= Montpelier, Jamaica =

Settlement in Jamaica

Montpelier is located near the western boundary of Saint James Parish, Jamaica, approximately 10 kilometres from the parish's capital Montego Bay. The Great River which marks the boundary between Saint James Parish and Hanover Parish separated the Old Montpelier and New Montpelier plantations from Shettlewood Pen. All three estates were owned by Lord Seaford. The modern day village takes its name from the Montpelier Plantation.

== Landmarks ==
- Montpelier railway station : Opened in 1895 and closed in 1992. It served the village of Montpelier on the Kingston to Montego Bay line and was 103 miles (166 km) from the Kingston terminus.
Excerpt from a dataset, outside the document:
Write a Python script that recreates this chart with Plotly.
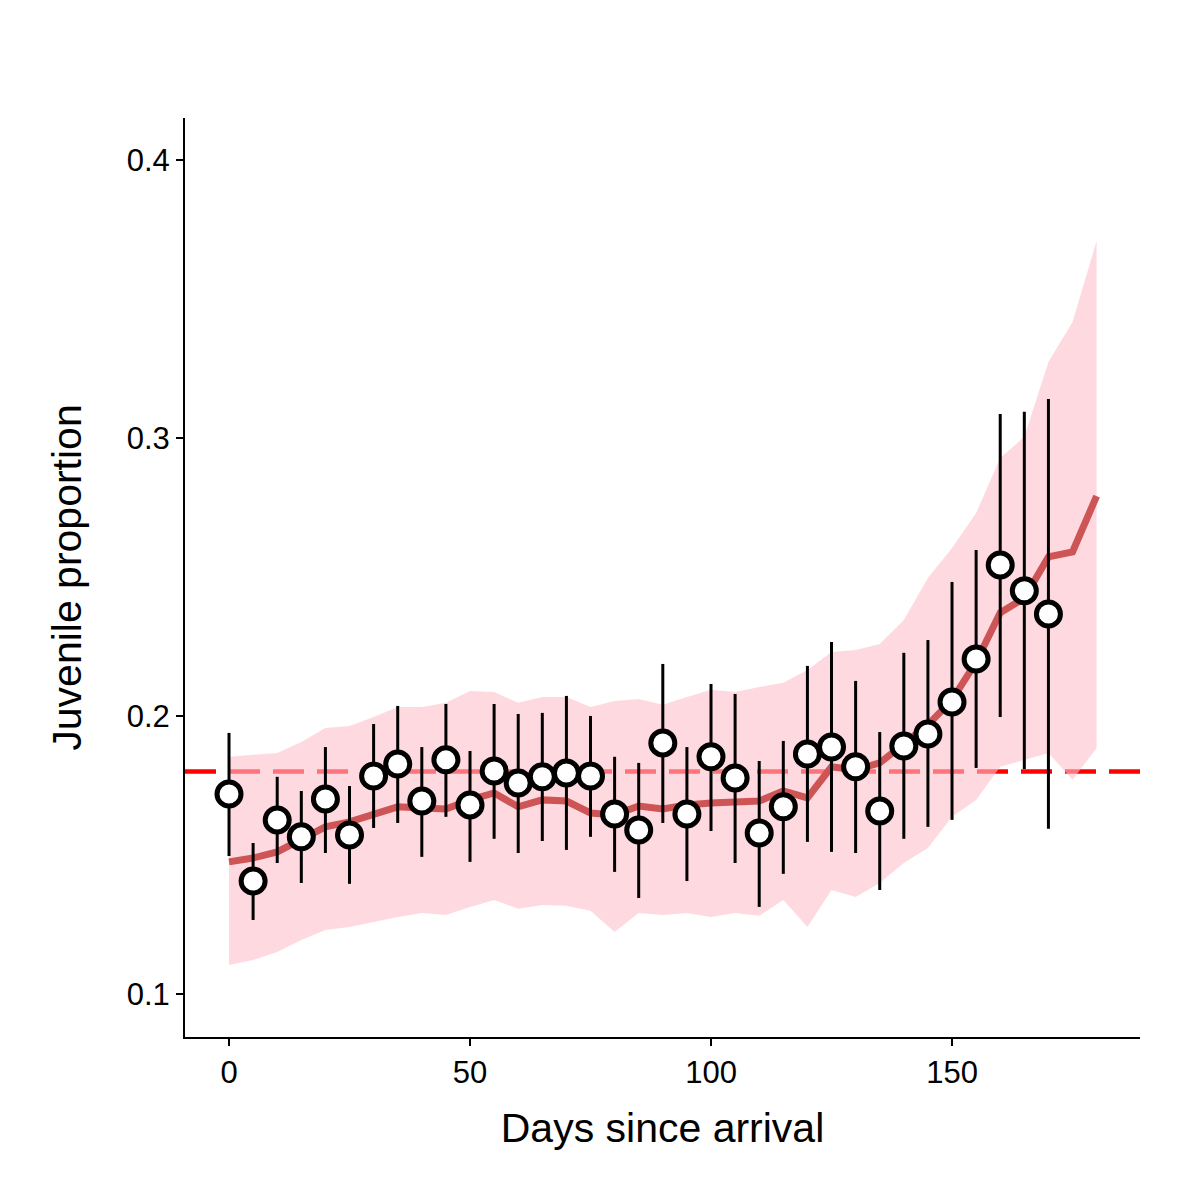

It is on the list of designated National Heritage Sites in Jamaica.
- St.Mary's Anglican Church: St. Mary's Anglican Church is situated on the Montpelier Plantation, which dates back to the days of slavery. The cornerstone of the church is dated 1847. The church is a beautiful structure made of cut stone, and a pronounced pointed arch stone architrave defines the entrance. Along the sides of the building are pointed arch windows, which are indicative of Gothic architecture. At the rear of the structure is an outstanding multi-partite pointed arch window. The site on which the St. Mary's Anglican Church now stands was the scene of a noted slave uprising. Old Montpelier was one of the estates burnt by insurgents during the Baptist War in the western Parishes of Jamaica between 1831-1832.
- Express Plaza: A small plaza that's located on the Montpelier Main Road in the "Guinep Tree" area. It's owned by retired businessman Lyliod "Express" Thompson." It was built in the late 1980s.